#### Exercise prompt
Quote word for word the lines below, beginning with the first and ending with the one that has "import plotly.graph_objects as go". Drop the pictures.

#### Data shown
_ _ _ _ _ _ _

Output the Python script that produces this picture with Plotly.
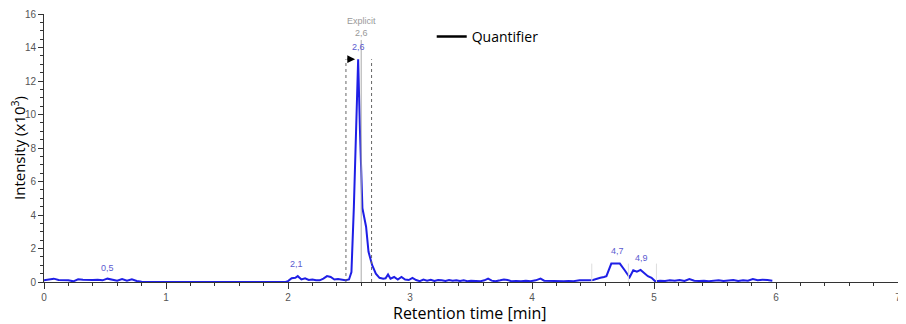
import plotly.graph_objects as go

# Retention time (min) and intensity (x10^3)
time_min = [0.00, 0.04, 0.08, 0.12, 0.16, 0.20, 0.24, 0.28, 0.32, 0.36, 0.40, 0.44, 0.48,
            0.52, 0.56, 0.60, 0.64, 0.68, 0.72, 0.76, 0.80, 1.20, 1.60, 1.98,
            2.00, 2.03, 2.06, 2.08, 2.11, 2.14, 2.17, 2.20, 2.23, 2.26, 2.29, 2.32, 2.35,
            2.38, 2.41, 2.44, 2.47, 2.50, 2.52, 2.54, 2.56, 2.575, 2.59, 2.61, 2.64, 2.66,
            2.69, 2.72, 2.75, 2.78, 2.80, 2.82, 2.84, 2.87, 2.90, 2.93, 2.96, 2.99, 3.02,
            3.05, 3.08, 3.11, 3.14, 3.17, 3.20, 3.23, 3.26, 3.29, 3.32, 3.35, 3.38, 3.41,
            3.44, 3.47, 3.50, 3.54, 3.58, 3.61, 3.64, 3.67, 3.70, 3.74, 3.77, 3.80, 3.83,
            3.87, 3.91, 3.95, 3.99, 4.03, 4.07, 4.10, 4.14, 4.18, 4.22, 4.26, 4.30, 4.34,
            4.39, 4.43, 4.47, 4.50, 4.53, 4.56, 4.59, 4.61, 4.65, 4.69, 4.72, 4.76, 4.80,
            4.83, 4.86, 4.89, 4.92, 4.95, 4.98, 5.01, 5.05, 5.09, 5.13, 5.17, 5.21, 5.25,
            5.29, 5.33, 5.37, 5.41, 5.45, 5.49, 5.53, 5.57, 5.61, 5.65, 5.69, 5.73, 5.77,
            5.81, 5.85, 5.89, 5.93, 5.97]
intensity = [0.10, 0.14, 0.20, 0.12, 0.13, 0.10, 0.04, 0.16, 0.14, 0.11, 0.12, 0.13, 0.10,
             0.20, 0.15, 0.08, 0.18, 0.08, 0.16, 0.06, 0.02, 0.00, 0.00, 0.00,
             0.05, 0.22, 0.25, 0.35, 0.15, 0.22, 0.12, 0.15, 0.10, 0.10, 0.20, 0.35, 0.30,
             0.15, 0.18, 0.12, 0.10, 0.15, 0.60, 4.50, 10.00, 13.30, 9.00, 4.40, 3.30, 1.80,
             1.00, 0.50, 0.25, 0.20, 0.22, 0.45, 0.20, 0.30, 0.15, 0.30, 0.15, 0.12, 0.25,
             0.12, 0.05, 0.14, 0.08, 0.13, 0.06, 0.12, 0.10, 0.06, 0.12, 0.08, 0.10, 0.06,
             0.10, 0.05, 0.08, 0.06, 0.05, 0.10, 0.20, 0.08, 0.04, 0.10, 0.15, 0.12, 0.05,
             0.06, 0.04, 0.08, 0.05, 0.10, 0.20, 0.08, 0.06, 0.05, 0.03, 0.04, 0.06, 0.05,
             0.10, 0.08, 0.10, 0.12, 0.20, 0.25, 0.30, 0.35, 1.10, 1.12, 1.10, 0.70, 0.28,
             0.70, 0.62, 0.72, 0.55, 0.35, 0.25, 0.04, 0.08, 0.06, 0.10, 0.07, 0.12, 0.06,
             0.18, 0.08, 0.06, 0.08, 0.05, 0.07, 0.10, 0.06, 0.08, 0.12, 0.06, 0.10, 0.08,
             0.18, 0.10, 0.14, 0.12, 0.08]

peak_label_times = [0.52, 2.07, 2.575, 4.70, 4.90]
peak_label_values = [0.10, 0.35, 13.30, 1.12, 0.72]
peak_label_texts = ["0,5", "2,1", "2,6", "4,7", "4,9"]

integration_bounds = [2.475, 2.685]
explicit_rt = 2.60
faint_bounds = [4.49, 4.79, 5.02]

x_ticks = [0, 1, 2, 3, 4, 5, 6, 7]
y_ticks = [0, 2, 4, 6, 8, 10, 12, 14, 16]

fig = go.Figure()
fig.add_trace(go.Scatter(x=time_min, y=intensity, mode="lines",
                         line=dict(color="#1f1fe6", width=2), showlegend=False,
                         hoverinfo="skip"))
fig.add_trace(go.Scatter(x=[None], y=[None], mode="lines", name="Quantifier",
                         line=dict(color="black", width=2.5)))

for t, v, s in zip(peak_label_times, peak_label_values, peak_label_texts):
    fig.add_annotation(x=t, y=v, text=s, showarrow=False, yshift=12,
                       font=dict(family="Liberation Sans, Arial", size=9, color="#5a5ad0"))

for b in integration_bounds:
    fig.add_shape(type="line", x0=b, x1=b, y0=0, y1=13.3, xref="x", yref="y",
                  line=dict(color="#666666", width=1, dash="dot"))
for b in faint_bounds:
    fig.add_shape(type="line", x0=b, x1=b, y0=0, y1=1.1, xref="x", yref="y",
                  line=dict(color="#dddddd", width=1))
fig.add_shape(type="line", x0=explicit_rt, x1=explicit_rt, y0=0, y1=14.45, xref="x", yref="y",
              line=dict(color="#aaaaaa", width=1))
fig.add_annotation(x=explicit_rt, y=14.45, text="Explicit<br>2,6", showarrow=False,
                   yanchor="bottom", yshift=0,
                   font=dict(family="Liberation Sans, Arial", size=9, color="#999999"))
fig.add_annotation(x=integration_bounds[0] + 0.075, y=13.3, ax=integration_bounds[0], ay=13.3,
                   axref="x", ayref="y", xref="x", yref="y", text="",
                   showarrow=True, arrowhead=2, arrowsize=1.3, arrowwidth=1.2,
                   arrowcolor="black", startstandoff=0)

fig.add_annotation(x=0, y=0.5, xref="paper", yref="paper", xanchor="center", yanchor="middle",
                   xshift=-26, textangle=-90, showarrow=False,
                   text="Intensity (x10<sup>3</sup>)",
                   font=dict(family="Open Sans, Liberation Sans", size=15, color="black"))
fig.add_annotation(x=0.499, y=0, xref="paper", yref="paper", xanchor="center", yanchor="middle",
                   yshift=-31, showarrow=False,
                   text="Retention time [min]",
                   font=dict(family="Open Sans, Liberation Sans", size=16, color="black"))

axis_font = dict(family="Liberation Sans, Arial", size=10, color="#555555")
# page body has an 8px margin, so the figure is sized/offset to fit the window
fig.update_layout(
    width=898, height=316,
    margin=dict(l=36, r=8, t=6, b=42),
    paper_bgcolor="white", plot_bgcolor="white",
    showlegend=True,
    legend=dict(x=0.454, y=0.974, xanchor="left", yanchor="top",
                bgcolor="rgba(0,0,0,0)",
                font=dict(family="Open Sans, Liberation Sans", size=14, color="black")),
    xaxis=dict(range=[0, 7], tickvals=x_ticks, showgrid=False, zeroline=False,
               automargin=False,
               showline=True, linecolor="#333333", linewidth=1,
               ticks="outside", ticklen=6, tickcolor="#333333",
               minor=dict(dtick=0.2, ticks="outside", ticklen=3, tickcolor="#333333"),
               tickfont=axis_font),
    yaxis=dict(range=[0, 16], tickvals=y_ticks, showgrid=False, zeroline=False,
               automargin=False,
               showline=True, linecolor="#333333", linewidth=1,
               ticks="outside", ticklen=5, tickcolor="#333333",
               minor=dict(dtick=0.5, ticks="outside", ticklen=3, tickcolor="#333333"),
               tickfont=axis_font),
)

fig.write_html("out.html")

_ _ _ _ _ _ _

#### Complete output
Output the Python script that produces this picture with Plotly.
import plotly.graph_objects as go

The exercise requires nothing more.